Monday, May 21, 2007

Send not to know for whom the bill tolls

It tolls for the death of a 230-year-old America that, for all its crises and faults, was the most successful example of self-government since ancient Athens (and which has lasted much longer).

Maybe a pun on John Donne's well-known line is too frivolous for the gravity of the situation; sorry, I couldn't help it. But the immigration bill that the Senate will begin considering today is indefensible on any rational and ethical grounds, and the case against it has been made in far more detail and more eloquently than I can do by Lawrence Auster, Randall Parker, Vanishing American, and countless other bloggers and writers.
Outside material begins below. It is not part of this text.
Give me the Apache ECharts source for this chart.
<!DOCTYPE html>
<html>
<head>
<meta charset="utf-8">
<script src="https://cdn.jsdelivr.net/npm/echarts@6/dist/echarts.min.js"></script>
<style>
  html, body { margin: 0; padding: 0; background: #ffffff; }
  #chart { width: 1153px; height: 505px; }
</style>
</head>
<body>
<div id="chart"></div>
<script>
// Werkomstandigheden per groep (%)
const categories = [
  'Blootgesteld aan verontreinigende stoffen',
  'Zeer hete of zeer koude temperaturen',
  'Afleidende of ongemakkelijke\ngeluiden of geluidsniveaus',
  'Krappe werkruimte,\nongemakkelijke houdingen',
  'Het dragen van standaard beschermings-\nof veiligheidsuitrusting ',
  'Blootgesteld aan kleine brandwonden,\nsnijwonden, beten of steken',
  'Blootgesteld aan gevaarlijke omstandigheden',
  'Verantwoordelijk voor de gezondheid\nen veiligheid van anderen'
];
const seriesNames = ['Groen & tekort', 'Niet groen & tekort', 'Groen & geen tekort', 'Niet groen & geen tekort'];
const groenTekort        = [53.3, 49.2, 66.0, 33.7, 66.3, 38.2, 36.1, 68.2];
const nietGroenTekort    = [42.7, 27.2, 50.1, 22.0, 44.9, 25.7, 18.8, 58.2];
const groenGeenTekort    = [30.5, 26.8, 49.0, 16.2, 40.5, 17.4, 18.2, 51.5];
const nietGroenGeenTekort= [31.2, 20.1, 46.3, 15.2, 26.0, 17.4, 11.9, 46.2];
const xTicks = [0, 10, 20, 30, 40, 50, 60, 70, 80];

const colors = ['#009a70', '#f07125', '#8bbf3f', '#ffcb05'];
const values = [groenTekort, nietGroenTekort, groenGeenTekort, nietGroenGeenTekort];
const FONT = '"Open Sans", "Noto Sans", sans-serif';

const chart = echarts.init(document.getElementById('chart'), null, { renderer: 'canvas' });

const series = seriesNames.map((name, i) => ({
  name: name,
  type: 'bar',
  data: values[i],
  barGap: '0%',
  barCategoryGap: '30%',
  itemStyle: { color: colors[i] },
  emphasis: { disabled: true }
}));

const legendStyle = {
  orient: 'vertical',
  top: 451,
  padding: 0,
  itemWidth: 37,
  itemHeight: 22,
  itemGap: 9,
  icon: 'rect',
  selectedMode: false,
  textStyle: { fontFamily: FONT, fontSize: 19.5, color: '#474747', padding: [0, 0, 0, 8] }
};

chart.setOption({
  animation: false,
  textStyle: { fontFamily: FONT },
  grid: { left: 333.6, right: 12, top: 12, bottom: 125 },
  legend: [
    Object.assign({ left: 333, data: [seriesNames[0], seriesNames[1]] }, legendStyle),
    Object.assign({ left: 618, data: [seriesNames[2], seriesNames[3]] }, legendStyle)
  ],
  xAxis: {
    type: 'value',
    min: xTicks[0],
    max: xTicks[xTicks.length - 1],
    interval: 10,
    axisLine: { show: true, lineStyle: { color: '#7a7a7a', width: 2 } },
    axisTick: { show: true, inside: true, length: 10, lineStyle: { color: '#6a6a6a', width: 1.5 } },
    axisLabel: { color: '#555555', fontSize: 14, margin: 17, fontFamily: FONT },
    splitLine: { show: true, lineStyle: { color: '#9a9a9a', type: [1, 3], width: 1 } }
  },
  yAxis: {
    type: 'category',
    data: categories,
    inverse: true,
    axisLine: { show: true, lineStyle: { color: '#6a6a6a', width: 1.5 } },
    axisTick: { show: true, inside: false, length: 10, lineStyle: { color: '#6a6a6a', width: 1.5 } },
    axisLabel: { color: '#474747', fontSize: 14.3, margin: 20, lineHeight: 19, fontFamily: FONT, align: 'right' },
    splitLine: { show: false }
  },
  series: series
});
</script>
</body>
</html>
It goes beyond ordinary politics and any rationale that people of good will can disagree about.

This is the kind of measure that authoritarian governments are prone to, a pure power play cynically designed to boost the control of self-serving, malevolent interests through vote buying, in open defiance of the wishes of the majority of citizens. It mocks the rule of law and ignores the common good. It is also fueled in part by the ideology of transnational progressivism, which wants to replace nationhood as a set of specific traditions, culture, language, and patriotism with a what is being called a "proposition nation," one whose only characteristic is an all-purpose concept of diversity.
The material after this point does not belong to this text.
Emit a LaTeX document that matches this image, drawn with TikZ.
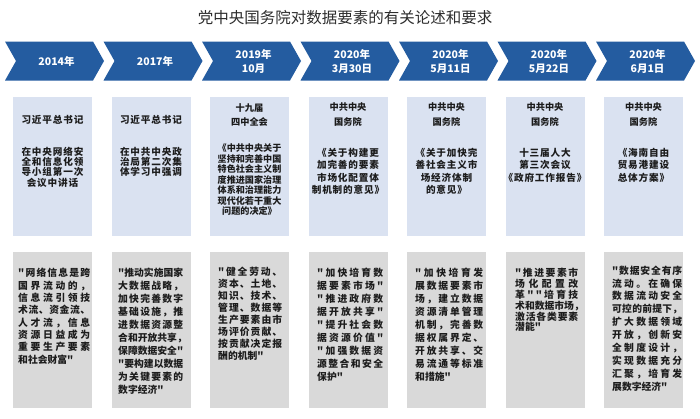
\documentclass[tikz,border=0pt]{standalone}
\usepackage{fontspec}
\newfontfamily\cjk{Noto Sans CJK SC}
\newfontfamily\cjksp[LetterSpace=9]{Noto Sans CJK SC}
\newlength\jw
\makeatletter
\def\jl#1{\makebox[\jw][s]{\jl@a#1\jl@end}}
\def\jl@a#1#2\jl@end{#1\ifx\relax#2\relax\else\hfill\jl@a#2\jl@end\fi}
\makeatother
\definecolor{chev}{RGB}{36,92,160}
\definecolor{topfill}{RGB}{218,226,241}
\definecolor{botfill}{RGB}{217,217,217}
\definecolor{txt}{RGB}{28,28,28}
\definecolor{ttl}{RGB}{45,45,45}
\tikzset{
 chevtxt/.style={text=white, font=\cjk\bfseries\fontsize{10.5}{14}\selectfont, align=center, inner sep=0pt},
 topbox/.style={fill=topfill, draw=none, minimum width=79pt, minimum height=139pt, inner sep=0pt},
 botbox/.style={fill=botfill, draw=none, minimum width=79pt, minimum height=156pt, inner sep=0pt},
 hdr/.style={text=txt, font=\cjk\bfseries\fontsize{9.2}{#1}\selectfont, align=center, inner sep=0pt, anchor=north},
 tbody/.style={text=txt, font=\cjksp\bfseries\fontsize{9.6}{#1}\selectfont, align=center, inner sep=0pt, anchor=north},
 bbody/.style 2 args={text=txt, font=\cjk\bfseries\fontsize{9.8}{#1}\selectfont, align=left, inner sep=0pt, anchor=north west, execute at begin node={\setlength\jw{#2}}},
}
\begin{document}
\begin{tikzpicture}[x=1pt,y=-1pt]
\useasboundingbox (0,0) rectangle (700,418);
\fill[white] (0,0) rectangle (700,418);
% title
\node[text=ttl, font=\cjk\fontsize{15.5}{18}\selectfont, inner sep=0pt] (title) at (345,18) {党中央国务院对数据要素的有关论述和要求};
% chevrons
\foreach \L in {5,103.5,202,300.5,399,497.5,596}{
  \fill[chev] (\L,41.5) -- (\L+88,41.5) -- (\L+99,61) -- (\L+88,80.5) -- (\L,80.5) -- (\L+11,61) -- cycle;
}
\node[chevtxt] (c1) at (56.5,61) {2014年};
\node[chevtxt] (c2) at (155,61) {2017年};
\node[chevtxt] (c3) at (253.5,61) {2019年\\10月};
\node[chevtxt] (c4) at (352,61) {2020年\\3月30日};
\node[chevtxt] (c5) at (450.5,61) {2020年\\5月11日};
\node[chevtxt] (c6) at (549,61) {2020年\\5月22日};
\node[chevtxt] (c7) at (647.5,61) {2020年\\6月1日};
% top boxes
\node[topbox] (t1) at (52.5,166.5) {};
\node[topbox] (t2) at (151,166.5) {};
\node[topbox] (t3) at (249.5,166.5) {};
\node[topbox] (t4) at (348,166.5) {};
\node[topbox] (t5) at (446.5,166.5) {};
\node[topbox] (t6) at (545,166.5) {};
\node[topbox] (t7) at (643.5,166.5) {};
% bottom boxes
\node[botbox] (b1) at (52.5,330) {};
\node[botbox] (b2) at (151,330) {};
\node[botbox] (b3) at (249.5,330) {};
\node[botbox] (b4) at (348,330) {};
\node[botbox] (b5) at (446.5,330) {};
\node[botbox] (b6) at (545,330) {};
\node[botbox] (b7) at (643.5,330) {};
% top texts
\node[tbody=14] (h1) at (52.5,114.6) {习近平总书记};
\node[tbody=10.4] (tb1) at (52.5,146.6) {在中央网络安\\全和信息化领\\导小组第一次\\会议中讲话};
\node[tbody=14] (h2) at (151,114.6) {习近平总书记};
\node[tbody=10.4] (tb2) at (151,146.6) {在中共中央政\\治局第二次集\\体学习中强调};
\node[hdr=13.5] (h3) at (249.5,103.8) {十九届\\四中全会};
\node[text=txt, font=\cjk\bfseries\fontsize{9.1}{10.5}\selectfont, align=center, inner sep=0pt, anchor=north] (tb3) at (249.5,143.9) {《中共中央关于\\坚持和完善中国\\特色社会主义制\\度推进国家治理\\体系和治理能力\\现代化若干重大\\问题的决定》};
\node[hdr=15] (h4) at (348,102.8) {中共中央\\国务院};
\node[tbody=12.6] (tb4) at (348,147.6) {《关于构建更\\加完善的要素\\市场化配置体\\制机制的意见》};
\node[hdr=15] (h5) at (446.5,102.8) {中共中央\\国务院};
\node[tbody=12.6] (tb5) at (446.5,147.6) {《关于加快完\\善社会主义市\\场经济体制\\的意见》};
\node[hdr=15] (h6) at (545,102.8) {中共中央\\国务院};
\node[tbody=12.6] (tb6) at (545,147.6) {十三届人大\\第三次会议\\《政府工作报告》};
\node[hdr=15] (h7) at (643.5,102.8) {中共中央\\国务院};
\node[tbody=12.6] (tb7) at (643.5,147.6) {《海南自由\\贸易港建设\\总体方案》};
% bottom texts
\node[bbody={12.3}{72pt}] (bt1) at (18,268.2) {\jl{"网络信息是跨}\\\jl{国界流动的，}\\\jl{信息流引领技}\\\jl{术流、资金流、}\\\jl{人才流，信息}\\\jl{资源日益成为}\\\jl{重要生产要素}\\和社会财富"};
\node[bbody={13}{65pt}] (bt2) at (118,268.2) {\jl{"推动实施国家}\\\jl{大数据战略，}\\\jl{加快完善数字}\\\jl{基础设施，推}\\\jl{进数据资源整}\\\jl{合和开放共享，}\\\jl{保障数据安全"}\\\jl{"要构建以数据}\\\jl{为关键要素的}\\数字经济"};
\node[bbody={12}{64pt}] (bt3) at (218,266.5) {\jl{"健全劳动、}\\\jl{资本、土地、}\\\jl{知识、技术、}\\\jl{管理、数据等}\\\jl{生产要素由市}\\\jl{场评价贡献、}\\\jl{按贡献决定报}\\酬的机制"};
\node[bbody={13}{66pt}] (bt4) at (317,268.2) {\jl{"加快培育数}\\\jl{据要素市场"}\\\jl{"推进政府数}\\\jl{据开放共享"}\\\jl{"提升社会数}\\\jl{据资源价值"}\\\jl{"加强数据资}\\\jl{源整合和安全}\\保护"};
\node[bbody={13}{68pt}] (bt5) at (415,268.2) {\jl{"加快培育发}\\\jl{展数据要素市}\\\jl{场，建立数据}\\\jl{资源清单管理}\\\jl{机制，完善数}\\\jl{据权属界定、}\\\jl{开放共享、交}\\\jl{易流通等标准}\\和措施"};
\node[bbody={10.8}{63pt}] (bt6) at (515,268.2) {\jl{"推进要素市}\\\jl{场化配置改}\\\jl{革""培育技}\\\jl{术和数据市场，}\\\jl{激活各类要素}\\潜能"};
\node[bbody={12.9}{70pt}] (bt7) at (612,265.5) {\jl{"数据安全有序}\\\jl{流动。在确保}\\\jl{数据流动安全}\\\jl{可控的前提下，}\\\jl{扩大数据领域}\\\jl{开放，创新安}\\\jl{全制度设计，}\\\jl{实现数据充分}\\\jl{汇聚，培育发}\\展数字经济"};
\end{tikzpicture}
\end{document}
The bill to be debated this week is backed by a bipartisan clique whose members, nevertheless, believe that it will strengthen their own party's grip on government by rewarding somewhere between 12 million (the official, and dubious, figure) and 30 million (by other estimates) criminals and their families and descendants -- mediated only by a few mild inconveniences to the migrants that will likely be ignored in practice, as the "enforcement" provisions of the 1986 law that opened the floodgates were quickly forgotten. Beneficiaries if the bill passes will be big business, which has decided it cannot do without a huge population of modern-day serfs; a social work Establishment licking its chops at the prospect of a major inflation of its client base and thus of its budget and powers; ethnic zealots who would reclaim the United States for their own groups; and radical leftists who want to see America diluted to the point of an ungovernable, Balkanized society as payback for its past sins, real and imagined.
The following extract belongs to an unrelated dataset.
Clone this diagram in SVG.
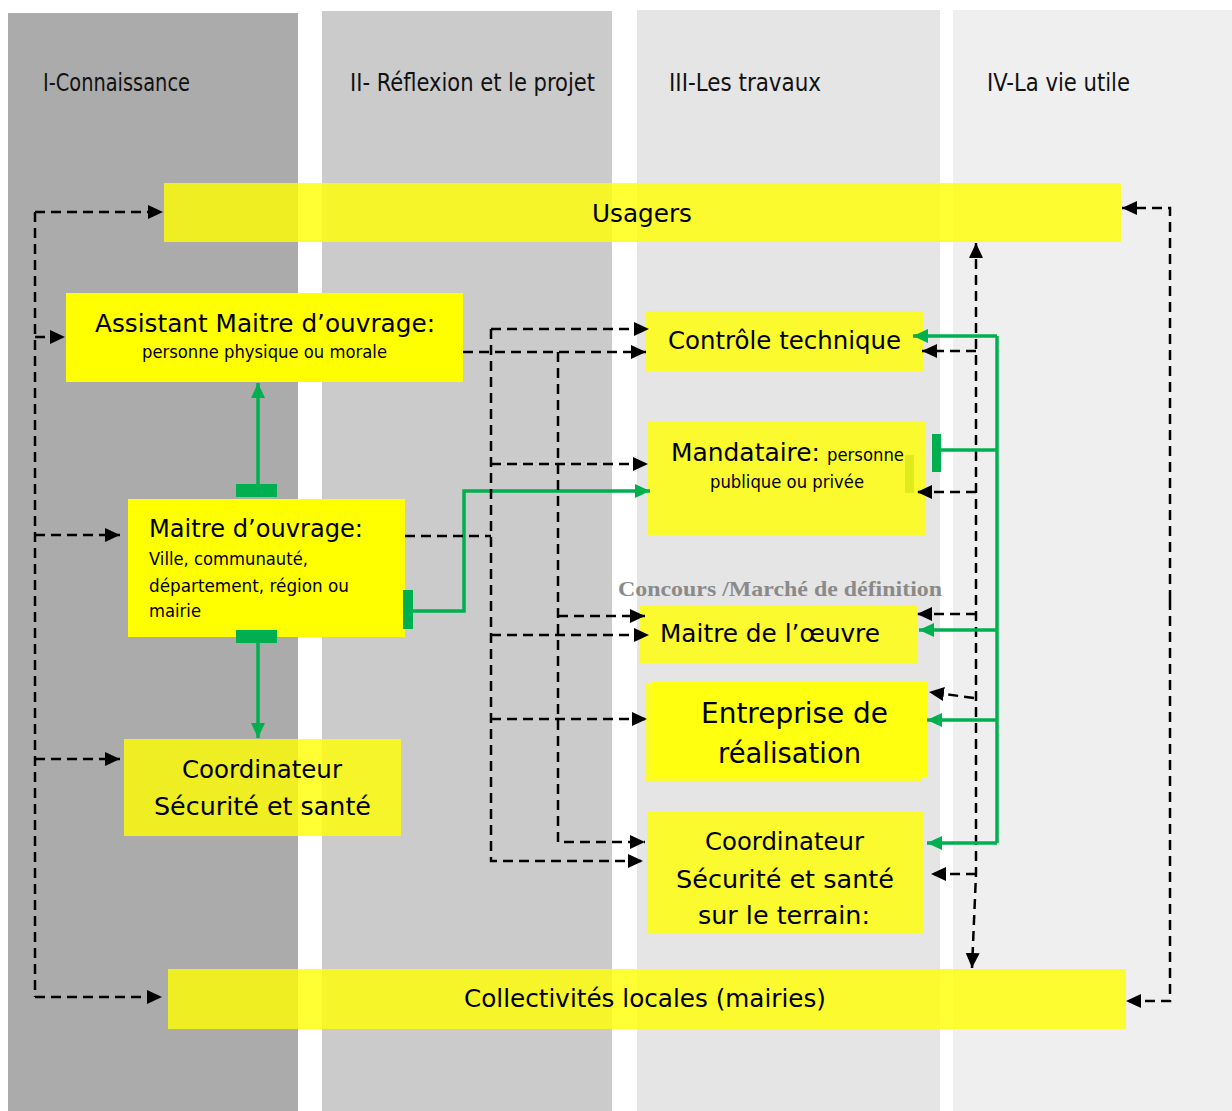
<svg xmlns="http://www.w3.org/2000/svg" width="1232" height="1111" viewBox="0 0 1232 1111">
  <defs>
    <marker id="ah" markerUnits="userSpaceOnUse" markerWidth="16" markerHeight="14" refX="15" refY="7" orient="auto-start-reverse">
      <path d="M0,0 L15,7 L0,14 Z" fill="#000"/>
    </marker>
    <marker id="ag" markerUnits="userSpaceOnUse" markerWidth="16" markerHeight="14" refX="15" refY="7" orient="auto">
      <path d="M0,0 L15,7 L0,14 Z" fill="#00b050"/>
    </marker>
    <style>
      .hdr { font-family: "DejaVu Sans Condensed", "DejaVu Sans", "Liberation Sans", sans-serif; font-size: 24px; fill: #111; }
      .t { font-family: "DejaVu Sans", "Liberation Sans", sans-serif; fill: #000; }
      .big { font-size: 24px; }
      .sm { font-size: 17px; }
      .box { fill: #ffff00; fill-opacity: 0.8; }
      .solid { fill: #ffff00; }
      .dash { fill: none; stroke: #000; stroke-width: 2.5; stroke-dasharray: 10 6; }
      .grn { fill: none; stroke: #00b050; stroke-width: 3.5; }
      .bar { fill: #00b050; }
    </style>
  </defs>

  <!-- phase columns -->
  <rect x="0" y="0" width="1232" height="1111" fill="#fff"/>
  <rect x="8" y="13" width="290" height="1098" fill="#ababab"/>
  <rect x="322" y="11" width="290" height="1100" fill="#cbcbcb"/>
  <rect x="637" y="10" width="303" height="1101" fill="#e5e5e5"/>
  <rect x="953" y="10" width="279" height="1101" fill="#efefef"/>

  <text class="hdr" x="43" y="91" textLength="147" lengthAdjust="spacingAndGlyphs">I-Connaissance</text>
  <text class="hdr" x="350" y="91" textLength="245" lengthAdjust="spacingAndGlyphs">II- Réflexion et le projet</text>
  <text class="hdr" x="669" y="91" textLength="152" lengthAdjust="spacingAndGlyphs">III-Les travaux</text>
  <text class="hdr" x="987" y="91" textLength="143" lengthAdjust="spacingAndGlyphs">IV-La vie utile</text>

  <!-- nodes -->
  <g id="usagers">
    <rect class="box" x="164" y="183" width="957" height="59"/>
    <text class="t big" x="592" y="222" textLength="100" lengthAdjust="spacingAndGlyphs">Usagers</text>
  </g>

  <g id="assistant-maitre-ouvrage">
    <rect class="solid" x="66" y="293" width="397" height="89"/>
    <text class="t big" x="95" y="332" textLength="340" lengthAdjust="spacingAndGlyphs">Assistant Maitre d’ouvrage:</text>
    <text class="t sm" x="142" y="358" textLength="245" lengthAdjust="spacingAndGlyphs">personne physique ou morale</text>
  </g>

  <g id="maitre-ouvrage">
    <rect class="solid" x="128" y="499" width="277" height="138"/>
    <text class="t big" x="149" y="537" textLength="214" lengthAdjust="spacingAndGlyphs">Maitre d’ouvrage:</text>
    <text class="t sm" x="149" y="565" textLength="159" lengthAdjust="spacingAndGlyphs">Ville, communauté,</text>
    <text class="t sm" x="149" y="592" textLength="200" lengthAdjust="spacingAndGlyphs">département, région ou</text>
    <text class="t sm" x="149" y="617" textLength="52" lengthAdjust="spacingAndGlyphs">mairie</text>
  </g>

  <g id="coordinateur-sps">
    <rect class="box" x="124" y="739" width="277" height="97"/>
    <text class="t big" x="182" y="778" textLength="160" lengthAdjust="spacingAndGlyphs">Coordinateur</text>
    <text class="t big" x="154" y="815" textLength="217" lengthAdjust="spacingAndGlyphs">Sécurité et santé</text>
  </g>

  <g id="collectivites">
    <rect class="box" x="168" y="969" width="958" height="60"/>
    <text class="t big" x="464" y="1007" textLength="362" lengthAdjust="spacingAndGlyphs">Collectivités locales (mairies)</text>
  </g>

  <g id="controle-technique">
    <rect class="box" x="646" y="311" width="277" height="60"/>
    <text class="t big" x="668" y="349" textLength="233" lengthAdjust="spacingAndGlyphs">Contrôle technique</text>
  </g>

  <g id="mandataire">
    <rect class="box" x="648" y="422" width="277" height="113"/>
    <rect x="905" y="455" width="9" height="38" fill="#dfeb1c"/>
    <text class="t big" x="671" y="461" textLength="149" lengthAdjust="spacingAndGlyphs">Mandataire:</text>
    <text class="t sm" x="827" y="461" textLength="77" lengthAdjust="spacingAndGlyphs">personne</text>
    <text class="t sm" x="710" y="488" textLength="154" lengthAdjust="spacingAndGlyphs">publique ou privée</text>
  </g>

  <g id="maitre-oeuvre">
    <text x="618" y="596" font-family="Liberation Serif, serif" font-weight="bold" font-size="21" fill="#8a8a8a" textLength="324" lengthAdjust="spacingAndGlyphs">Concours /Marché de définition</text>
    <rect class="box" x="639" y="605" width="278" height="58"/>
    <text class="t big" x="660" y="642" textLength="220" lengthAdjust="spacingAndGlyphs">Maitre de l’œuvre</text>
  </g>

  <g id="entreprise">
    <rect class="box" x="646" y="684" width="276" height="98"/>
    <rect x="651" y="682" width="277" height="95" fill="#ffff10"/>
    <text class="t" font-size="28" x="701" y="723" textLength="187" lengthAdjust="spacingAndGlyphs">Entreprise de</text>
    <text class="t" font-size="28" x="718" y="763" textLength="143" lengthAdjust="spacingAndGlyphs">réalisation</text>
  </g>

  <g id="coordinateur-terrain">
    <rect class="box" x="647" y="812" width="276" height="122"/>
    <text class="t big" x="705" y="850" textLength="159" lengthAdjust="spacingAndGlyphs">Coordinateur</text>
    <text class="t big" x="676" y="888" textLength="218" lengthAdjust="spacingAndGlyphs">Sécurité et santé</text>
    <text class="t big" x="698" y="924" textLength="172" lengthAdjust="spacingAndGlyphs">sur le terrain:</text>
  </g>

  <!-- connectors -->
  <g id="connectors">
    <!-- left information trunk -->
    <path class="dash" d="M35,212 V997"/>
    <path class="dash" d="M35,212 H163" marker-end="url(#ah)"/>
    <path class="dash" d="M35,337 H65" marker-end="url(#ah)"/>
    <path class="dash" d="M35,535 H120" marker-end="url(#ah)"/>
    <path class="dash" d="M35,759 H120" marker-end="url(#ah)"/>
    <path class="dash" d="M35,997 H162" marker-end="url(#ah)"/>

    <!-- right loop between usagers and collectivités -->
    <path class="dash" d="M1170,600 V208 H1122" marker-end="url(#ah)"/>
    <path class="dash" d="M1170,600 V1001 H1126" marker-end="url(#ah)"/>

    <!-- vertical double arrow, vie utile -->
    <path class="dash" d="M976,243 V874 L972,968" marker-start="url(#ah)" marker-end="url(#ah)"/>
    <path class="dash" d="M976,351 H922" marker-end="url(#ah)"/>
    <path class="dash" d="M976,492 H917" marker-end="url(#ah)"/>
    <path class="dash" d="M976,614 H917" marker-end="url(#ah)"/>
    <path class="dash" d="M974,698 L929,692" marker-end="url(#ah)"/>
    <path class="dash" d="M976,874 H931" marker-end="url(#ah)"/>

    <!-- green trunk on the right -->
    <path class="grn" d="M997,336 V843"/>
    <path class="grn" d="M997,336 H913" marker-end="url(#ag)"/>
    <path class="grn" d="M997,450 H941"/>
    <rect class="bar" x="932" y="434" width="9" height="38"/>
    <path class="grn" d="M997,630 H919" marker-end="url(#ag)"/>
    <path class="grn" d="M997,720 H927" marker-end="url(#ag)"/>
    <path class="grn" d="M997,843 H927" marker-end="url(#ag)"/>

    <!-- green links from maitre d'ouvrage -->
    <rect class="bar" x="403" y="590" width="10" height="39"/>
    <path class="grn" d="M413,611 H464 V491 H650" marker-end="url(#ag)"/>
    <rect class="bar" x="236" y="484" width="41" height="13"/>
    <path class="grn" d="M258,484 V383" marker-end="url(#ag)"/>
    <rect class="bar" x="236" y="630" width="41" height="13"/>
    <path class="grn" d="M258,643 V738" marker-end="url(#ag)"/>

    <!-- dashed network, réflexion et projet -->
    <path class="dash" d="M463,352 H646" marker-end="url(#ah)"/>
    <path class="dash" d="M491,329 H649" marker-end="url(#ah)"/>
    <path class="dash" d="M491,329 V861 H643" marker-end="url(#ah)"/>
    <path class="dash" d="M405,536 H491"/>
    <path class="dash" d="M491,464 H648" marker-end="url(#ah)"/>
    <path class="dash" d="M491,635 H649" marker-end="url(#ah)"/>
    <path class="dash" d="M491,719 H647" marker-end="url(#ah)"/>
    <path class="dash" d="M558,352 V842 H645" marker-end="url(#ah)"/>
    <path class="dash" d="M558,616 H645" marker-end="url(#ah)"/>
  </g>
</svg>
Even if the bill is passed in the Senate and something along the same lines gets through the House, and is signed into law by our egregiously thought-challenged president, I predict that it will no more end the struggle than the Missouri Compromise avoided the Civil War. Indeed, it can only increase the fissure in society between a non-responsive government and a large percentage of the population, already seething over years of having its values ignored by an insular Congress, president, academia, and mass media and an imperial judiciary which has taken on an authority subject to no checks and balances. It will produce a country divided against itself, in Lincoln's famous words, and the consequences will represent the greatest threat to civil society since his time.

The bill, America, tolls for thee.

2 comments:

Kassandra Troy said...

I feel for you! In Europe we've been having this for years. And some of us thinking (me, for one), that America would remain a shining light of democratic principles. Well, guess we're all for it, transnational progressivism!
P.S. Will link up with your fine blog. Will you reciprocate?
Best and cheers,
Cassandra,
http://millennium-notes.blogspot.com

Rick Darby said...

Cassandra,

Thanks and good to hear from you.

I visited your site. You offer some important insights. Here's hoping that, unlike those of Cassandra in Troy, your words will be believed.

It isn't my policy to trade blogroll links, but I will bookmark your site and return to it. Perhaps I will link to individual postings.